Last year The NPD Group revealed that British adults (18-plus) were powering growth in the toy sector by buying toys for themselves. The latest figures show that in 2017 even more money was spent on toys by ‘kidults’, a staggering 11 per cent of the overall sector. This marks an increase of 8 per cent year-on-year, and a rise of £30 million in value terms since 2016, with adult toy sales now a whopping £383m business.

Millennials (18-34 years old) account for almost half (48 per cent) of the spend among grown-ups buying toys for themselves, with many expressing their love of pop-culture by buying toys. Meanwhile Generation X-ers (35-54 years old) account for 28 per cent and Boomers (55 years+) account for 24 per cent.

Men are more likely than women to buy toys for themselves especially as they grow older. They represent 55 per cent of Millennial spend on toys, but it rises to two thirds (66 per cent) of Gen X and 70 per cent of Boomers. Whatever the gender, adults clearly favour online when buying toys for themselves. The internet claims 56 per cent of the spend compared to 39 per cent for overall toys and games. But even if Amazon and Tesco have the lion’s share of these sales, kidults tend to buy toys outside the traditional channels, preferring to shop from dedicated specialist websites.

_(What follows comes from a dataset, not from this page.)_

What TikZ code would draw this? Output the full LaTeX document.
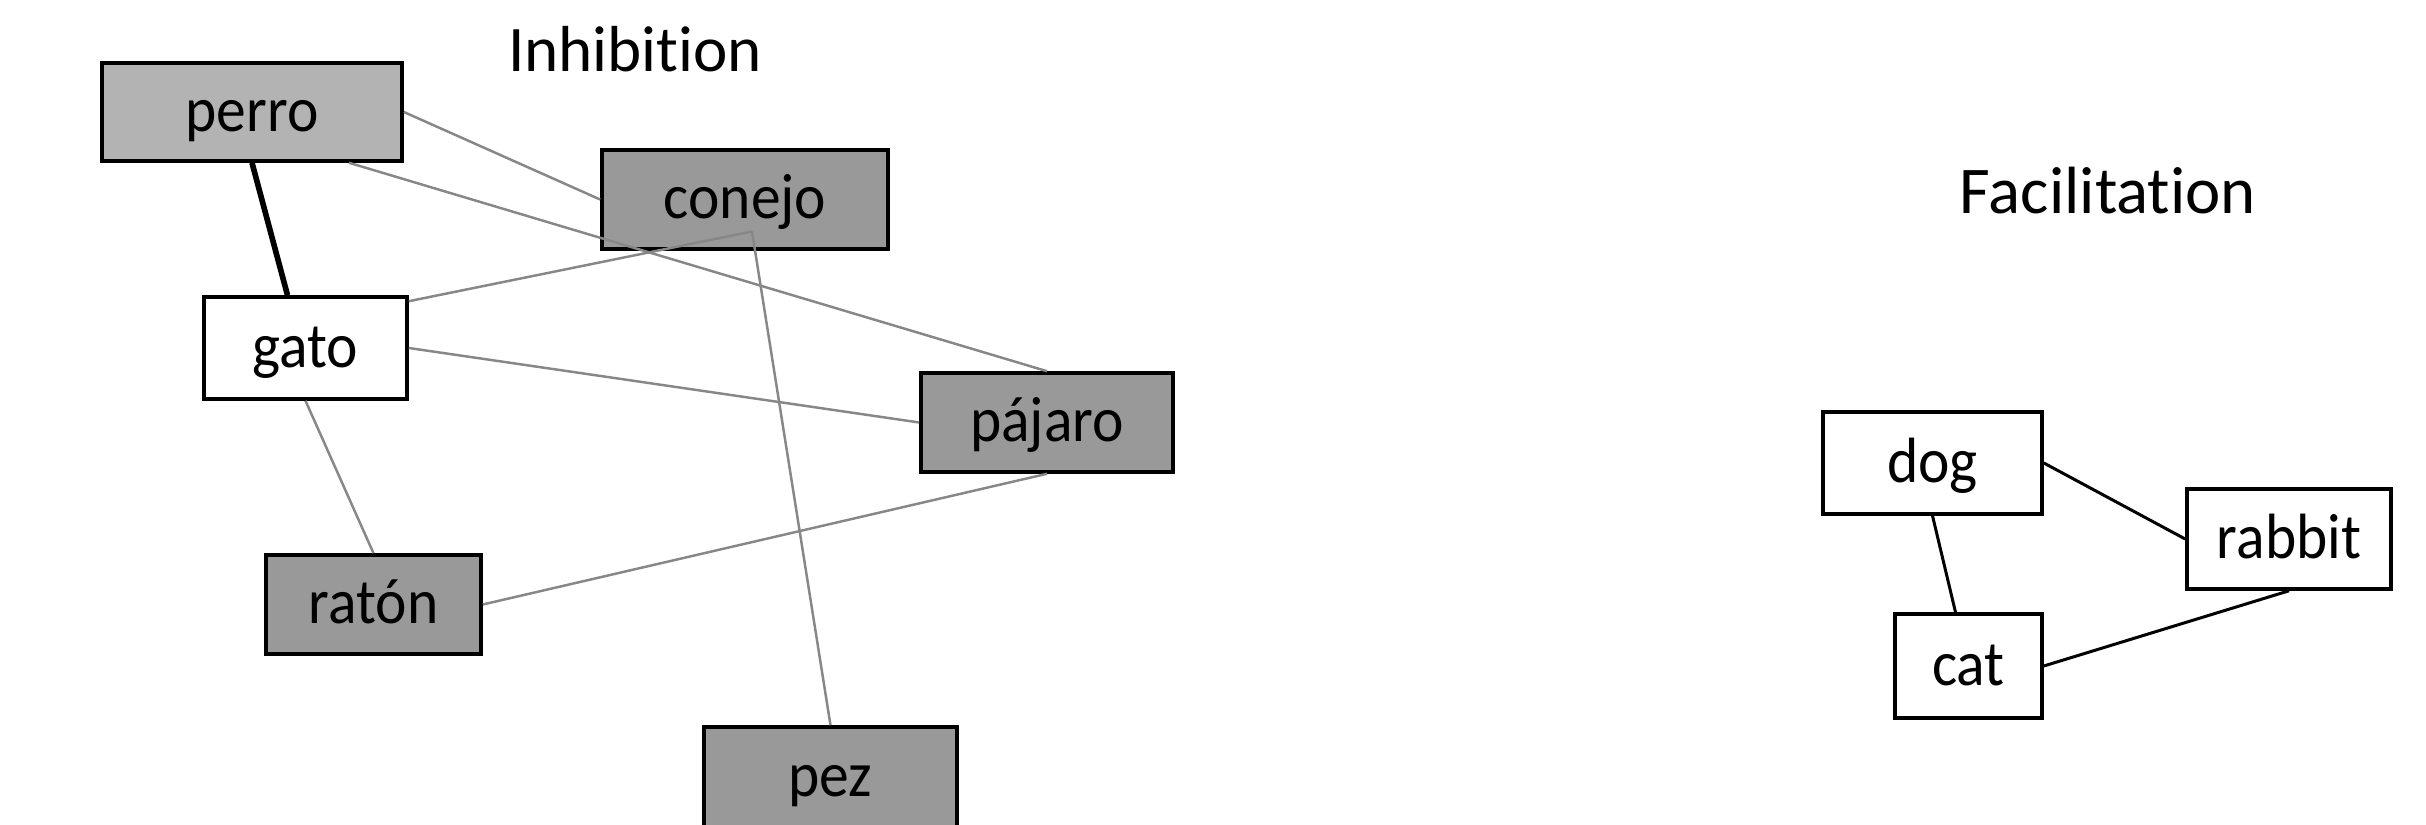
\documentclass[tikz,border=0pt]{standalone}
\usepackage{fontspec}
\setmainfont{Carlito}[Ligatures=NoCommon, RawFeature={-liga;-clig}]
\newfontfamily\boxfont{Carlito}[FakeStretch=0.93, Ligatures=NoCommon, RawFeature={-liga;-clig}]
\usetikzlibrary{calc}
\definecolor{lightfill}{RGB}{179,179,179}
\definecolor{darkfill}{RGB}{153,153,153}
\definecolor{linkgray}{RGB}{135,135,135}
\begin{document}
\begin{tikzpicture}[x=0.01cm,y=-0.01cm,
  word/.style={draw=black, line width=1pt, inner sep=0pt,
    font=\boxfont\fontsize{18.2}{22}\selectfont, text height=0.44cm, text depth=0.06cm},
  light/.style={word, fill=lightfill},
  dark/.style={word, fill=darkfill},
  plain/.style={word, fill=white},
  title/.style={anchor=base, inner sep=0pt, font=\fontsize{18.5}{22}\selectfont},
  weak/.style={draw=linkgray, line width=0.7pt},
  strong/.style={draw=black, line width=1.6pt},
  link/.style={draw=black, line width=0.85pt}]
\clip (0,0) rectangle (2426,825);
\fill[white] (0,0) rectangle (2426,825);

% Inhibition network
\node[title] (inh) at (635,72) {Inhibition};
\node[light, minimum width=3cm, minimum height=0.98cm] (perro) at (252,112) {perro};
\node[dark, minimum width=2.86cm, minimum height=0.99cm] (conejo) at (745,199.5) {conejo};
\node[plain, minimum width=2.03cm, minimum height=1.02cm] (gato) at (305.5,348) {gato};
\node[dark, minimum width=2.52cm, minimum height=0.99cm] (pajaro) at (1047,422.5) {pájaro};
\node[dark, minimum width=2.15cm, minimum height=0.99cm] (raton) at (373.5,604.5) {ratón};
\node[dark, minimum width=2.53cm, minimum height=1.0cm] (pez) at (830.5,777) {pez};

\coordinate (hub) at ($(conejo.center)+(7,32)$);
\draw[weak] (perro.east) -- (conejo.west);
\draw[weak] ($(perro.south)+(97,0)$) -- (pajaro.north);
\draw[strong] (perro.south) -- ($(gato.north)+(-18,0)$);
\draw[weak] ($(gato.north east)+(0,6)$) -- (hub);
\draw[weak] (hub) -- (pez.north);
\draw[weak] (gato.east) -- (pajaro.west);
\draw[weak] (gato.south) -- (raton.north);
\draw[weak] (raton.east) -- (pajaro.south);

% Facilitation network
\node[title, font=\fontsize{19}{23}\selectfont] (fac) at (2108,214) {Facilitation};
\node[plain, minimum width=2.19cm, minimum height=1.02cm] (dog) at (1932.5,463) {dog};
\node[plain, minimum width=2.04cm, minimum height=1.0cm] (rabbit) at (2289,539) {rabbit};
\node[plain, minimum width=1.47cm, minimum height=1.04cm] (cat) at (1968.5,666) {cat};

\draw[link] (dog.east) -- (rabbit.west);
\draw[link] (dog.south) -- ($(cat.north)+(-13,0)$);
\draw[link] (cat.east) -- (rabbit.south);
\end{tikzpicture}
\end{document}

'The wide variety in the toys adults are buying for themselves reveals the many reasons older people buy toys: from playing board games with adult friends to building sophisticated models, drones and robots,' revealed Frederique Tutt, Global Industry Analyst, Toys, NPD. 'And the collectable market has expanded beyond the timeless classics of dolls, plush and action figures to include pop culture models.'

The categories where the kidult trend is most prominent are games and puzzles (19 per cent of sales), building sets (15 per cent), action figures (12 per cent) and dolls (11 per cent).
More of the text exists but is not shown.